* Begin *
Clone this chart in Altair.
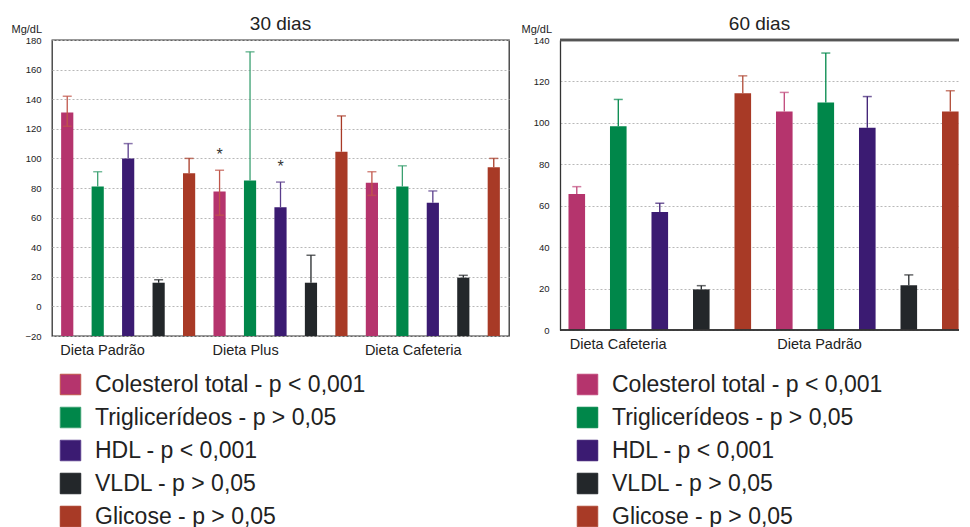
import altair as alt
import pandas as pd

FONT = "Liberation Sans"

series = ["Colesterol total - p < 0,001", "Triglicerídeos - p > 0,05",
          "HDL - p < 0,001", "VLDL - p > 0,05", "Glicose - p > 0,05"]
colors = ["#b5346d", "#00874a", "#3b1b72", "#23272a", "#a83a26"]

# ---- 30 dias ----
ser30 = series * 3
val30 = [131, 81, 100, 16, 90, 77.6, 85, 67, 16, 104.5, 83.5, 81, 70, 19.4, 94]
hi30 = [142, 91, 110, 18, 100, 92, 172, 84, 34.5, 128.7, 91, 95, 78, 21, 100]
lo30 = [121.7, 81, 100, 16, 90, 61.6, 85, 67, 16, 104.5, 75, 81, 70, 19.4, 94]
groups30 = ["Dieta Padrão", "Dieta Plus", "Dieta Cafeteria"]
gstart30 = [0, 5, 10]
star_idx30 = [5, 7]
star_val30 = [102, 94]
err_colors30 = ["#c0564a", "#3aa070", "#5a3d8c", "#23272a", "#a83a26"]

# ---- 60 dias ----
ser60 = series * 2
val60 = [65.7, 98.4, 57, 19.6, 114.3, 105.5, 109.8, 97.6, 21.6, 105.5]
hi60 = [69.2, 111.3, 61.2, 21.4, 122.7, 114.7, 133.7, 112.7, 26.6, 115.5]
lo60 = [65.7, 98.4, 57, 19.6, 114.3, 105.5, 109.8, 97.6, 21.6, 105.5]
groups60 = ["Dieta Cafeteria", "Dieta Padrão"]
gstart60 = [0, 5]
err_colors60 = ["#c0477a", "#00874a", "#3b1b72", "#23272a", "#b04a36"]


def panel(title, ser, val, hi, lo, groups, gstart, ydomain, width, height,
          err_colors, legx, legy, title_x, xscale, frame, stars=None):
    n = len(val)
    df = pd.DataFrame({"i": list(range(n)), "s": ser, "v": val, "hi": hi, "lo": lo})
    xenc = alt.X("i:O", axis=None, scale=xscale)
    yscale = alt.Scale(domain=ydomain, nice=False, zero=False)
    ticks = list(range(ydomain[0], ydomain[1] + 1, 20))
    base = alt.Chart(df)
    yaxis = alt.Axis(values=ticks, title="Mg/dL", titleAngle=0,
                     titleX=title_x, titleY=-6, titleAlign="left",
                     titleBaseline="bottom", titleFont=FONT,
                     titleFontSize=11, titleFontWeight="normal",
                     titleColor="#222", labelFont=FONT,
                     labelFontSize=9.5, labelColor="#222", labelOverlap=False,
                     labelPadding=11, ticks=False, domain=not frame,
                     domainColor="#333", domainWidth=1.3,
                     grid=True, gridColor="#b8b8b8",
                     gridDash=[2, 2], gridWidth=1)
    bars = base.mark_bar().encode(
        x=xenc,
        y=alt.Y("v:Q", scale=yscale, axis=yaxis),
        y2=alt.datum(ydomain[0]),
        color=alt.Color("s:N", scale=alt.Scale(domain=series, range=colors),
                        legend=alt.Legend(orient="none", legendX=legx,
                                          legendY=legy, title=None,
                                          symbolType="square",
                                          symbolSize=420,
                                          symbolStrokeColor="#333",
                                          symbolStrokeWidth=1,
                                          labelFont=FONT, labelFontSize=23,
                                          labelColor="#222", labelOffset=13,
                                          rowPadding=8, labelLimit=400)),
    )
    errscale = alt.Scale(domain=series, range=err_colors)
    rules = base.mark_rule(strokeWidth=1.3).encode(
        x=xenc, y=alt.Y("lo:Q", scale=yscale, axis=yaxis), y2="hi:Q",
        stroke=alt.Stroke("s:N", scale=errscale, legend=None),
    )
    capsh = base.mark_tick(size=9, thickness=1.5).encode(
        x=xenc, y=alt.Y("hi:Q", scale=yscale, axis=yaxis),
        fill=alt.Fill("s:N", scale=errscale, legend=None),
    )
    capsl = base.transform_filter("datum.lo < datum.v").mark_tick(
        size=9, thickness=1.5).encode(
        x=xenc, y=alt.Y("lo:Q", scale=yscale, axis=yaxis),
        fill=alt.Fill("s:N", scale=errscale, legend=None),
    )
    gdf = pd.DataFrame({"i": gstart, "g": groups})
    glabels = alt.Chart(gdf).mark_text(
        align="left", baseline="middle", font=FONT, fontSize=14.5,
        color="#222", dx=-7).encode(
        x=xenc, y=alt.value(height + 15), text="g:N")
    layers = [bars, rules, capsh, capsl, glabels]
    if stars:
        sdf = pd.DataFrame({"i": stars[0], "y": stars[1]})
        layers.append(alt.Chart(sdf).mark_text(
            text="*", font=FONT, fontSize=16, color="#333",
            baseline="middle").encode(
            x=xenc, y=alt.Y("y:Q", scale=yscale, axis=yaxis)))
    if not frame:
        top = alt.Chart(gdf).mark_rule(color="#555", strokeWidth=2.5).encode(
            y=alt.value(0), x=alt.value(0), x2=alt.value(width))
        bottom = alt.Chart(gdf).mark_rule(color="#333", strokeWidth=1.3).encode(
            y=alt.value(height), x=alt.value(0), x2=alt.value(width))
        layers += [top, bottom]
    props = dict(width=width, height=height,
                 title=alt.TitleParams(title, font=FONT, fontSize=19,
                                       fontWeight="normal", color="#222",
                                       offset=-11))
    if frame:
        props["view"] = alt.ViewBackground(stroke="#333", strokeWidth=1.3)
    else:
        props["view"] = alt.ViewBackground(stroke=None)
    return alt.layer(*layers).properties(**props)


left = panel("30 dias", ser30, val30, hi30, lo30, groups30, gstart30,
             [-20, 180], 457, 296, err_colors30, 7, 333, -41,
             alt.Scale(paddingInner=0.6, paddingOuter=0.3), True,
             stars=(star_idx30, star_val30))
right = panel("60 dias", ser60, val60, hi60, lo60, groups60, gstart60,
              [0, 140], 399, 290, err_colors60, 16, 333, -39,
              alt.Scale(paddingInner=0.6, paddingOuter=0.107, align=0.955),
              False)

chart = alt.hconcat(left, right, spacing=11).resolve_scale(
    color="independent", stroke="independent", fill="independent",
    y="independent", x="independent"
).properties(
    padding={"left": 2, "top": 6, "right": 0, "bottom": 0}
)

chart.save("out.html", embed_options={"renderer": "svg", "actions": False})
* End *
- _WRITTEN REQUEST_: Print the full listing exactly, dropping the pictures.

- _SOLUTION BELOW_:
Clone this chart in Altair.
import altair as alt
import pandas as pd

FONT = "Liberation Sans"

series = ["Colesterol total - p < 0,001", "Triglicerídeos - p > 0,05",
          "HDL - p < 0,001", "VLDL - p > 0,05", "Glicose - p > 0,05"]
colors = ["#b5346d", "#00874a", "#3b1b72", "#23272a", "#a83a26"]

# ---- 30 dias ----
ser30 = series * 3
val30 = [131, 81, 100, 16, 90, 77.6, 85, 67, 16, 104.5, 83.5, 81, 70, 19.4, 94]
hi30 = [142, 91, 110, 18, 100, 92, 172, 84, 34.5, 128.7, 91, 95, 78, 21, 100]
lo30 = [121.7, 81, 100, 16, 90, 61.6, 85, 67, 16, 104.5, 75, 81, 70, 19.4, 94]
groups30 = ["Dieta Padrão", "Dieta Plus", "Dieta Cafeteria"]
gstart30 = [0, 5, 10]
star_idx30 = [5, 7]
star_val30 = [102, 94]
err_colors30 = ["#c0564a", "#3aa070", "#5a3d8c", "#23272a", "#a83a26"]

# ---- 60 dias ----
ser60 = series * 2
val60 = [65.7, 98.4, 57, 19.6, 114.3, 105.5, 109.8, 97.6, 21.6, 105.5]
hi60 = [69.2, 111.3, 61.2, 21.4, 122.7, 114.7, 133.7, 112.7, 26.6, 115.5]
lo60 = [65.7, 98.4, 57, 19.6, 114.3, 105.5, 109.8, 97.6, 21.6, 105.5]
groups60 = ["Dieta Cafeteria", "Dieta Padrão"]
gstart60 = [0, 5]
err_colors60 = ["#c0477a", "#00874a", "#3b1b72", "#23272a", "#b04a36"]


def panel(title, ser, val, hi, lo, groups, gstart, ydomain, width, height,
          err_colors, legx, legy, title_x, xscale, frame, stars=None):
    n = len(val)
    df = pd.DataFrame({"i": list(range(n)), "s": ser, "v": val, "hi": hi, "lo": lo})
    xenc = alt.X("i:O", axis=None, scale=xscale)
    yscale = alt.Scale(domain=ydomain, nice=False, zero=False)
    ticks = list(range(ydomain[0], ydomain[1] + 1, 20))
    base = alt.Chart(df)
    yaxis = alt.Axis(values=ticks, title="Mg/dL", titleAngle=0,
                     titleX=title_x, titleY=-6, titleAlign="left",
                     titleBaseline="bottom", titleFont=FONT,
                     titleFontSize=11, titleFontWeight="normal",
                     titleColor="#222", labelFont=FONT,
                     labelFontSize=9.5, labelColor="#222", labelOverlap=False,
                     labelPadding=11, ticks=False, domain=not frame,
                     domainColor="#333", domainWidth=1.3,
                     grid=True, gridColor="#b8b8b8",
                     gridDash=[2, 2], gridWidth=1)
    bars = base.mark_bar().encode(
        x=xenc,
        y=alt.Y("v:Q", scale=yscale, axis=yaxis),
        y2=alt.datum(ydomain[0]),
        color=alt.Color("s:N", scale=alt.Scale(domain=series, range=colors),
                        legend=alt.Legend(orient="none", legendX=legx,
                                          legendY=legy, title=None,
                                          symbolType="square",
                                          symbolSize=420,
                                          symbolStrokeColor="#333",
                                          symbolStrokeWidth=1,
                                          labelFont=FONT, labelFontSize=23,
                                          labelColor="#222", labelOffset=13,
                                          rowPadding=8, labelLimit=400)),
    )
    errscale = alt.Scale(domain=series, range=err_colors)
    rules = base.mark_rule(strokeWidth=1.3).encode(
        x=xenc, y=alt.Y("lo:Q", scale=yscale, axis=yaxis), y2="hi:Q",
        stroke=alt.Stroke("s:N", scale=errscale, legend=None),
    )
    capsh = base.mark_tick(size=9, thickness=1.5).encode(
        x=xenc, y=alt.Y("hi:Q", scale=yscale, axis=yaxis),
        fill=alt.Fill("s:N", scale=errscale, legend=None),
    )
    capsl = base.transform_filter("datum.lo < datum.v").mark_tick(
        size=9, thickness=1.5).encode(
        x=xenc, y=alt.Y("lo:Q", scale=yscale, axis=yaxis),
        fill=alt.Fill("s:N", scale=errscale, legend=None),
    )
    gdf = pd.DataFrame({"i": gstart, "g": groups})
    glabels = alt.Chart(gdf).mark_text(
        align="left", baseline="middle", font=FONT, fontSize=14.5,
        color="#222", dx=-7).encode(
        x=xenc, y=alt.value(height + 15), text="g:N")
    layers = [bars, rules, capsh, capsl, glabels]
    if stars:
        sdf = pd.DataFrame({"i": stars[0], "y": stars[1]})
        layers.append(alt.Chart(sdf).mark_text(
            text="*", font=FONT, fontSize=16, color="#333",
            baseline="middle").encode(
            x=xenc, y=alt.Y("y:Q", scale=yscale, axis=yaxis)))
    if not frame:
        top = alt.Chart(gdf).mark_rule(color="#555", strokeWidth=2.5).encode(
            y=alt.value(0), x=alt.value(0), x2=alt.value(width))
        bottom = alt.Chart(gdf).mark_rule(color="#333", strokeWidth=1.3).encode(
            y=alt.value(height), x=alt.value(0), x2=alt.value(width))
        layers += [top, bottom]
    props = dict(width=width, height=height,
                 title=alt.TitleParams(title, font=FONT, fontSize=19,
                                       fontWeight="normal", color="#222",
                                       offset=-11))
    if frame:
        props["view"] = alt.ViewBackground(stroke="#333", strokeWidth=1.3)
    else:
        props["view"] = alt.ViewBackground(stroke=None)
    return alt.layer(*layers).properties(**props)


left = panel("30 dias", ser30, val30, hi30, lo30, groups30, gstart30,
             [-20, 180], 457, 296, err_colors30, 7, 333, -41,
             alt.Scale(paddingInner=0.6, paddingOuter=0.3), True,
             stars=(star_idx30, star_val30))
right = panel("60 dias", ser60, val60, hi60, lo60, groups60, gstart60,
              [0, 140], 399, 290, err_colors60, 16, 333, -39,
              alt.Scale(paddingInner=0.6, paddingOuter=0.107, align=0.955),
              False)

chart = alt.hconcat(left, right, spacing=11).resolve_scale(
    color="independent", stroke="independent", fill="independent",
    y="independent", x="independent"
).properties(
    padding={"left": 2, "top": 6, "right": 0, "bottom": 0}
)

chart.save("out.html", embed_options={"renderer": "svg", "actions": False})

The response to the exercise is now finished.